Mae Travels 9/16/17, 7:32 AM  

Howard McGee's books on the science of cooking have always been my main source for understanding how chemistry and physics affect culinary processes. This new one would make a good addition to the library, if I get around to it.

best... mae at maefood.blogspot.com

jama 9/16/17, 7:39 AM  

Sounds like a great resource for any home library. Thanks for the heads up!

Tina 9/16/17, 7:59 AM  

Those DK books are always informational. And it's good to know why saffron is so farmed expensive!!
Yes, last few times I have tried to link anywhere I get an error but it does link up :-)

Stacie 9/16/17, 8:17 AM  

This sounds so interesting!! I feel like I could learn so much more about cooking.
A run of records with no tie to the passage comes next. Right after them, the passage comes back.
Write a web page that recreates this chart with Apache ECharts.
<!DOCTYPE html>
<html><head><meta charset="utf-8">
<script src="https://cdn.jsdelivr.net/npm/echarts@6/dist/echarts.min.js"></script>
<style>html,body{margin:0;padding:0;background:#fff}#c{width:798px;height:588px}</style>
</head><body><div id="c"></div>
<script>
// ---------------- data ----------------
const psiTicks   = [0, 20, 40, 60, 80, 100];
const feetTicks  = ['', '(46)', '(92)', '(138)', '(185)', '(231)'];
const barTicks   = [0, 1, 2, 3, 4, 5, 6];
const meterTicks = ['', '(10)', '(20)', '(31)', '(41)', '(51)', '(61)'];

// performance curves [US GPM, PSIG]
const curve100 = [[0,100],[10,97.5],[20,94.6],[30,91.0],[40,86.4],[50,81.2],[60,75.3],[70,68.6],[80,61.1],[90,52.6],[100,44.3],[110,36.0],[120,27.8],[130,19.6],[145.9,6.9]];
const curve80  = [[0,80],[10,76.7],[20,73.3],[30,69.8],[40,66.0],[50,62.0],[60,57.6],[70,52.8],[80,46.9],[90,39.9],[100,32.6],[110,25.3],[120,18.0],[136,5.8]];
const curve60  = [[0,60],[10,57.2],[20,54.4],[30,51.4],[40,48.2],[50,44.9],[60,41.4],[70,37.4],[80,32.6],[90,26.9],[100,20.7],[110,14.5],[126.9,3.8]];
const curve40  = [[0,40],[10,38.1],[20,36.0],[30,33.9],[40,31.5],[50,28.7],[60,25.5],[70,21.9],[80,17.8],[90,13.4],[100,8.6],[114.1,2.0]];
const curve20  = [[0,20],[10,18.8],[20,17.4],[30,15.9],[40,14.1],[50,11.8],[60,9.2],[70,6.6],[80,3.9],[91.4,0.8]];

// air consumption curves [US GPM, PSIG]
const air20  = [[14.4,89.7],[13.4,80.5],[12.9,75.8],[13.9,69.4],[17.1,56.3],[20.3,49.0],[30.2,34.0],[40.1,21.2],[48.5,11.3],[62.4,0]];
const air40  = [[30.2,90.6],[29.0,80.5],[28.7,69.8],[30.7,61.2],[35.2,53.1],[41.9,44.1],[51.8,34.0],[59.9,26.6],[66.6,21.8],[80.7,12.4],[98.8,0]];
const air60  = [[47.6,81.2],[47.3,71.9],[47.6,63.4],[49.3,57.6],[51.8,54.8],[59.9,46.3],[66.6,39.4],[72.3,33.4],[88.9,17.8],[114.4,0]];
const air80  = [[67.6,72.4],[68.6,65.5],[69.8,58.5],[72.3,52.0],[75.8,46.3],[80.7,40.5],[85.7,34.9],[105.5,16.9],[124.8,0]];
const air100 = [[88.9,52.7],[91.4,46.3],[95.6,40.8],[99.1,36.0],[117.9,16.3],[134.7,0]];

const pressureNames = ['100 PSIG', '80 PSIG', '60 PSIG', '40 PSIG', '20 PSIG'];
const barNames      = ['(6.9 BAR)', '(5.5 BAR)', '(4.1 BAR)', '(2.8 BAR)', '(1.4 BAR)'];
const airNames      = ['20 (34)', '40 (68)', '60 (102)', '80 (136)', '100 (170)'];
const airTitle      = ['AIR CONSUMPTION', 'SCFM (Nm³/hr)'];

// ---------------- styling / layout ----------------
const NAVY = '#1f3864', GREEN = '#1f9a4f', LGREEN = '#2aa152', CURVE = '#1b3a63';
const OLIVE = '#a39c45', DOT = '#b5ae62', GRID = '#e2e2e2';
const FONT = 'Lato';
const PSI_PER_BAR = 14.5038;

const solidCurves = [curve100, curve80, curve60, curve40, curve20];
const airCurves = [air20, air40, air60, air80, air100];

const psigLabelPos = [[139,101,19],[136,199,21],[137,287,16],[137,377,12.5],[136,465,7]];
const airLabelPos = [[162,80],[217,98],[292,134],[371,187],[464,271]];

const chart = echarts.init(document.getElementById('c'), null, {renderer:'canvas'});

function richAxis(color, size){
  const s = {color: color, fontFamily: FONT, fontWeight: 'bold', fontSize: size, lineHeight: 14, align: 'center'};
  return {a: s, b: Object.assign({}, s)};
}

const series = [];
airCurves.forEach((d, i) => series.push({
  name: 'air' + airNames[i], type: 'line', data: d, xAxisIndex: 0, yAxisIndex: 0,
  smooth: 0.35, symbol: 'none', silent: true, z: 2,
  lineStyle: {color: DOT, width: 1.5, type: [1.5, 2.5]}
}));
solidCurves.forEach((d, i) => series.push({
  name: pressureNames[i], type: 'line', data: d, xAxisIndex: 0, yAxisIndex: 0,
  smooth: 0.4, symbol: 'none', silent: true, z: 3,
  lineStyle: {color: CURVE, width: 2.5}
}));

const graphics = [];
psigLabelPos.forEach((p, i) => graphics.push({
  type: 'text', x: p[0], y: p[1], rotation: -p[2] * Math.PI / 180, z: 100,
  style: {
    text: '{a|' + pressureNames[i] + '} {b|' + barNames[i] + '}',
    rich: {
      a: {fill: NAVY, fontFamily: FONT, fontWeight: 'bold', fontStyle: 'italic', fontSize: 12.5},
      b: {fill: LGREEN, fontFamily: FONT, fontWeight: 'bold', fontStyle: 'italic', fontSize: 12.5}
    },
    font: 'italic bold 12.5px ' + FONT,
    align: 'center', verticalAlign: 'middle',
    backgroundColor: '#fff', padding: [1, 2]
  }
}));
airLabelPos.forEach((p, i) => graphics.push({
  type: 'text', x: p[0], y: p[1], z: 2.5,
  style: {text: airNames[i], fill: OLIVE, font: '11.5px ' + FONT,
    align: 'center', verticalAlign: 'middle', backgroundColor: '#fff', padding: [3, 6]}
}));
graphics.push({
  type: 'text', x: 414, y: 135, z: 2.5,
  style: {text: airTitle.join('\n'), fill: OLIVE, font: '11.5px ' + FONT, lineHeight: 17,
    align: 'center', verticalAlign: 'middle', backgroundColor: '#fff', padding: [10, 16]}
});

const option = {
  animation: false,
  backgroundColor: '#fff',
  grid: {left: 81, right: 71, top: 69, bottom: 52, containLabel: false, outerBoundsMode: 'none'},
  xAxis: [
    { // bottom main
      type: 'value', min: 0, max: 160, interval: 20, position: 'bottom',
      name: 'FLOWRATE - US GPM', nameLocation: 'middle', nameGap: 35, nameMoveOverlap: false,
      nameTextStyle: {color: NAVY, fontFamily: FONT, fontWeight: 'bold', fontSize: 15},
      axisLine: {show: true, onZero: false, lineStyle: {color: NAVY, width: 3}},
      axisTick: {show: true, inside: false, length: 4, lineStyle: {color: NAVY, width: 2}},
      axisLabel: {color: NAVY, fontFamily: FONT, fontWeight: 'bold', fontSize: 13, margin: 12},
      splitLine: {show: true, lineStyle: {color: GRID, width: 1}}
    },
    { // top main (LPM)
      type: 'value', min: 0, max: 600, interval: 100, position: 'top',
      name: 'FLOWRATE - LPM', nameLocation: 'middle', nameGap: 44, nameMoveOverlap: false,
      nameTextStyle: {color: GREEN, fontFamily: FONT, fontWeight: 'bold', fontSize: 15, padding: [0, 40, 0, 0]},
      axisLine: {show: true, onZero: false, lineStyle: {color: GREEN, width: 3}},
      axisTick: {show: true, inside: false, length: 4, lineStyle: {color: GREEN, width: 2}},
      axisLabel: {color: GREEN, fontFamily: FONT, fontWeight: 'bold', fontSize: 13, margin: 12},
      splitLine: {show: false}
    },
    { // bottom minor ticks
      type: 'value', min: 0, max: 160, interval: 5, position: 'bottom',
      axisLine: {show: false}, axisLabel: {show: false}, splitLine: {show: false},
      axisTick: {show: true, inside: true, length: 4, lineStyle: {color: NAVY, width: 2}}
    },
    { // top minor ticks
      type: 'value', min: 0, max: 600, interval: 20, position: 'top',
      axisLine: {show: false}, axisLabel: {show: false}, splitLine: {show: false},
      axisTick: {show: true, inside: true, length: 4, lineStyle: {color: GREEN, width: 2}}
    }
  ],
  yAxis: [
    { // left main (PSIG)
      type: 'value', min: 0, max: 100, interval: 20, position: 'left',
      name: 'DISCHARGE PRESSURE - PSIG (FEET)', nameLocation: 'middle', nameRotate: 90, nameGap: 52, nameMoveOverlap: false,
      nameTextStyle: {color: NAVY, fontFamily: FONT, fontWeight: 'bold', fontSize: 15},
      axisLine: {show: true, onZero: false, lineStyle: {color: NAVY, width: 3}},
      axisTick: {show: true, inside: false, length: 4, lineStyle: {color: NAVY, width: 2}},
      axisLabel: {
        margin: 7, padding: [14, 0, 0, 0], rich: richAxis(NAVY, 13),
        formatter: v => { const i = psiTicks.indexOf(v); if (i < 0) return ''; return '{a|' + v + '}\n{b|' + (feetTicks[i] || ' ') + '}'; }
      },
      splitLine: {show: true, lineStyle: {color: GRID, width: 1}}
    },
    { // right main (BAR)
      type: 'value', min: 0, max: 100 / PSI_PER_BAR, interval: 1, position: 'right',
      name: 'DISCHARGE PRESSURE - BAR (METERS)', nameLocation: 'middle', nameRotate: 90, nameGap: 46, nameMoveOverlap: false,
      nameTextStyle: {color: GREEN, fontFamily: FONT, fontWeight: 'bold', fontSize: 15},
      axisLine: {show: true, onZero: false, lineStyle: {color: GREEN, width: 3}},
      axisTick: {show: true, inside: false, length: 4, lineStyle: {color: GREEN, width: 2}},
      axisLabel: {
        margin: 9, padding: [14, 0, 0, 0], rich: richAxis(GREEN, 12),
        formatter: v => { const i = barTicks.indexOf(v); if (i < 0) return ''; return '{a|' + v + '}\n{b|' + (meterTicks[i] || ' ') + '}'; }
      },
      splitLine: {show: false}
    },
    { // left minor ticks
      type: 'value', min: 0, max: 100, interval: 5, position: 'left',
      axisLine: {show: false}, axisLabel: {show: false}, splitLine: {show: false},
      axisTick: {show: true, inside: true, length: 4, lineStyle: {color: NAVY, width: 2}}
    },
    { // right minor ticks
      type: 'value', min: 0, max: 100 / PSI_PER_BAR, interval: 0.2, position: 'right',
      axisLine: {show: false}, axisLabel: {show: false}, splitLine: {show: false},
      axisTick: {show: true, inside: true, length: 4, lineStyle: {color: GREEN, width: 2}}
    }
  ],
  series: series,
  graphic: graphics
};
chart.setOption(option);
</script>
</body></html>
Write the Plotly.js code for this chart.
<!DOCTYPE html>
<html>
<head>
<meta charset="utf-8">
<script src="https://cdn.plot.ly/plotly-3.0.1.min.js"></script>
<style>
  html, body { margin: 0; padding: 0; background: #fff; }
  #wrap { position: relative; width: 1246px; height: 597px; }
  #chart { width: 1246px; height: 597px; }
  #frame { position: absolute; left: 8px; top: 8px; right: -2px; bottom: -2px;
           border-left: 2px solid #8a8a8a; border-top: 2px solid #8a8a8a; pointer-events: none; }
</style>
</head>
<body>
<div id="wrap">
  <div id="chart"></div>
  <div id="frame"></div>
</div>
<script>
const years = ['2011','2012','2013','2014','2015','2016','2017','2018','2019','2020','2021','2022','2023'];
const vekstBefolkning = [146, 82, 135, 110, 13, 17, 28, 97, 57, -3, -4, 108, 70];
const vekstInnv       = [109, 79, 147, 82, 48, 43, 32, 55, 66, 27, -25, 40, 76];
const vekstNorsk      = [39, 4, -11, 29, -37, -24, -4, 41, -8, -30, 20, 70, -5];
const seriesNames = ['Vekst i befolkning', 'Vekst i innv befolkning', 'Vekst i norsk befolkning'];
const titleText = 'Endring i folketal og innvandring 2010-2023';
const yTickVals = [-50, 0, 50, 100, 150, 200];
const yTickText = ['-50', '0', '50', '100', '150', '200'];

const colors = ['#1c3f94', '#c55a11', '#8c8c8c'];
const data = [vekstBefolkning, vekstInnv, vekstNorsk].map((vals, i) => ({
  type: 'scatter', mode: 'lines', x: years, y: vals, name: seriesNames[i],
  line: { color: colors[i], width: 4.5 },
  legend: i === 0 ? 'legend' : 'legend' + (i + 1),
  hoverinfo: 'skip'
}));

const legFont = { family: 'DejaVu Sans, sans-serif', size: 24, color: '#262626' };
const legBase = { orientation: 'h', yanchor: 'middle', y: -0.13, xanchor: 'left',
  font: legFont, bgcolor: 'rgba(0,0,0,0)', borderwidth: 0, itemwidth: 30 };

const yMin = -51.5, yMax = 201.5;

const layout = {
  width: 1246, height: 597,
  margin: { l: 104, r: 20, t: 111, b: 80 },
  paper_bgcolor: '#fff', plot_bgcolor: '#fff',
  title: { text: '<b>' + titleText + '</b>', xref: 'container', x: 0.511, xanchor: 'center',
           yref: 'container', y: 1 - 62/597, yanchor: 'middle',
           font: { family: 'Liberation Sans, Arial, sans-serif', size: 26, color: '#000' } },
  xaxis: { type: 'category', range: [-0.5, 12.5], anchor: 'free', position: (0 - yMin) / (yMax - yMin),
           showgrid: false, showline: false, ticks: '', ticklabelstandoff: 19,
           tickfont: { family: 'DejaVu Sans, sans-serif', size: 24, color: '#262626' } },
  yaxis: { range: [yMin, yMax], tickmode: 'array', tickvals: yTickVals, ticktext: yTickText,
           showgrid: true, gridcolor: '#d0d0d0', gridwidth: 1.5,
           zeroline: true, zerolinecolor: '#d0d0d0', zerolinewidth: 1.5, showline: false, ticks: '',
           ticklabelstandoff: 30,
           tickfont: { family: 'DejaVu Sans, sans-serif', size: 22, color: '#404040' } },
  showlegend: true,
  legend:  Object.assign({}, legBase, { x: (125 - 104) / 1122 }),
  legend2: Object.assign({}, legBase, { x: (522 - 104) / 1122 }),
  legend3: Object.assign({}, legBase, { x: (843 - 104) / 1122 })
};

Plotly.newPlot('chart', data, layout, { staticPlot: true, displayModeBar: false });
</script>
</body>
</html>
rhapsodyinbooks 9/16/17, 8:26 AM  

This looks great; DK is the best! I especially love their travel books, but I hadn't seen their books on food before your post. Can't wait to find this in the store!

bermudaonion 9/16/17, 8:54 AM  

if it's from DK, you know it's good. This looks fabulous!

JoAnn 9/16/17, 9:20 AM  

This looks great! I want a copy :)

Deb in Hawaii 9/16/17, 1:03 PM  

I love science-y books like this too. it's always fun to learn the interesting 'whys' behind things. I'll definitely be checking it out. Thanks for sharing! ;-)

Jackie Mc Guinness 9/16/17, 8:45 PM  

This sounds really good. I like knowing the whys.

(Diane) bookchickdi 9/17/17, 4:53 PM  

This looksliek such a fun book to give a foodie as a gift.

Judee Algazi 9/17/17, 9:08 PM  

Beth,
This book sounds fascinating to me- thanks for the review.

Vicki 9/18/17, 3:10 PM  

Sounds like a book all foodies would love!